Another point I wonder about is whether it might make more sense to invest more in the “middle 4 billion” in the short term. The people with modest nutrition, marginal education, not so great sanitation or water, and corrupt rather than murderous governments. If during “round one” we work on enhancing their productivity and standard of living, we would have far more resources available and far tighter cooperation during “round two” when we work on the absolute poorest.
— Consumatopia · Jul 10, 10:22 PM · #
It seems more and more likely to me that, within the next 5 years, the Iraqi people will ask us to leave and in doing so do this country a huge favor. Every justification ad democracy or ad stability will disappear in a puff of smoke. And, of course, this is precisely what the Iraqi government should be doing. As supporters of the surge have said for a year, things are getting more stable— and so it’s time for us to go.
What is going to be very interesting is all the people who will reject the Iraqi timetable. I think you’ll be surprised how many people who have run the war and occupation, after 5 years of talk about democracy and self-determination, suddenly find it not such a hot idea….
— Freddie · Jul 10, 10:59 PM · #
Without issuing an opinion one way or another, this report is definitely something to think about.
— JA · Jul 10, 11:29 PM · #
How has McCain been doing a good job on making the argument that it is in our interest to support fledgling democracies? All that support democracy around the world talk we’ve been hearing the past 5 years—that’s just conservative political rhetoric. 10 years ago and beyond conservatives were all about vital national interests and the impossibility of nation building and how we shouldn’t be the world’s policeman, but then circumstances changed. So if McCain is repeating this kind of rhetoric, then he’s hardly making a convincing argument, because it’s just campaing tactics in the endless campaign of right vrs. left. So please point me McCain’s good arguments. I’m willing to be convinced.
I totally agree with what Ray Kimbal said, but I’m way mystified by the McCain props. He seems even more incompetent than GW Bush. Bush at least hired people (or they hired him) who ran a credible campaign ( and taught him what to say). I watch McCain and he’s like an actor without enough lines. He’s totally winging it half the time. I think the problem is he’s to old to retain the kind of training the profoundly uninformed presidential candidate requires to fool the public.
— cw · Jul 11, 03:54 AM · #
Actually he was in favor of intervention in Kosovo and Bosnia; Haiti not so much; so much for that red herring.
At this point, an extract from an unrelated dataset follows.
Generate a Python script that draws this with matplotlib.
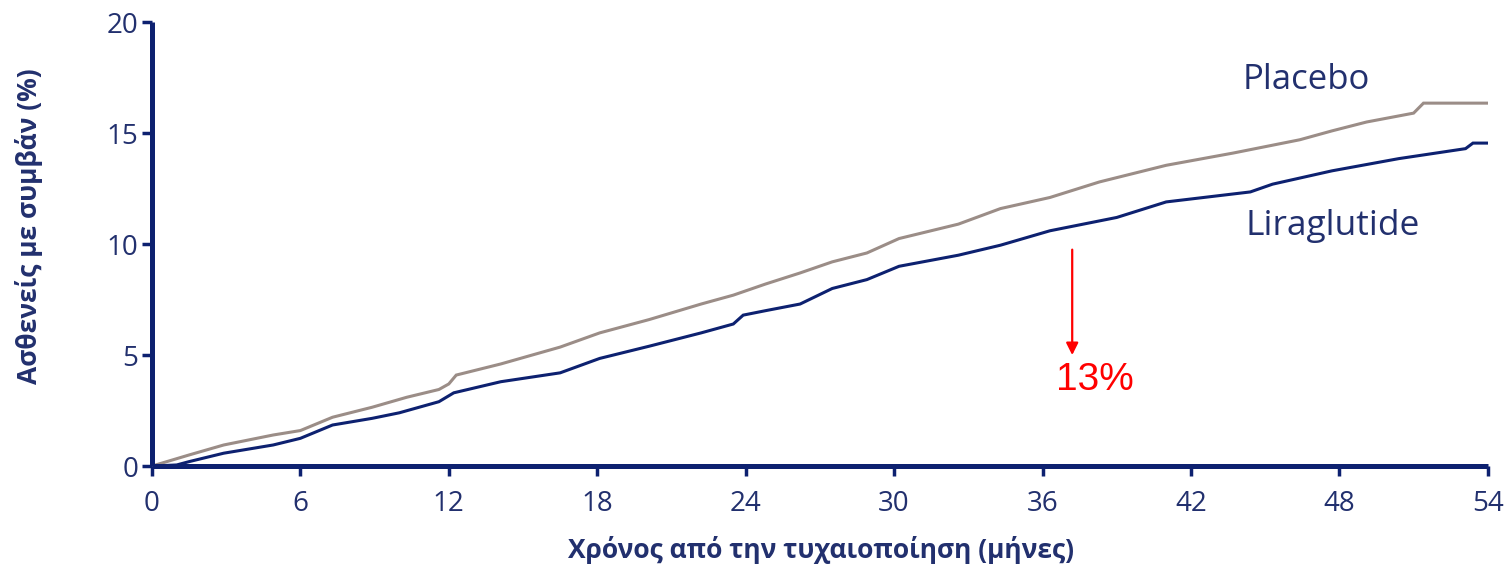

I don’t see the ‘selfevident wisdom’
supposedly displayed by Kimball;his posting on the Huffington Post, makes me question his judgement. he’s basically arguing the force protection argument, ad absurdum. in another vein. One recalls that Roosevelt actually campaigned on a platform of ‘no Americans dying in foreign lands’ in 1940. Wilson was nearly as adamant in 1916. Stimson, FDR’s Secretary of War, and Hoover’s Secretary of State believed in that policy in the interwar period; we learned the folly of that statement, much too late.
— narciso · Jul 13, 01:07 AM · #
Reihan: In the future, please hyperlink to the post you’re discussing, if you’re able. It’s the world-wide web, after all.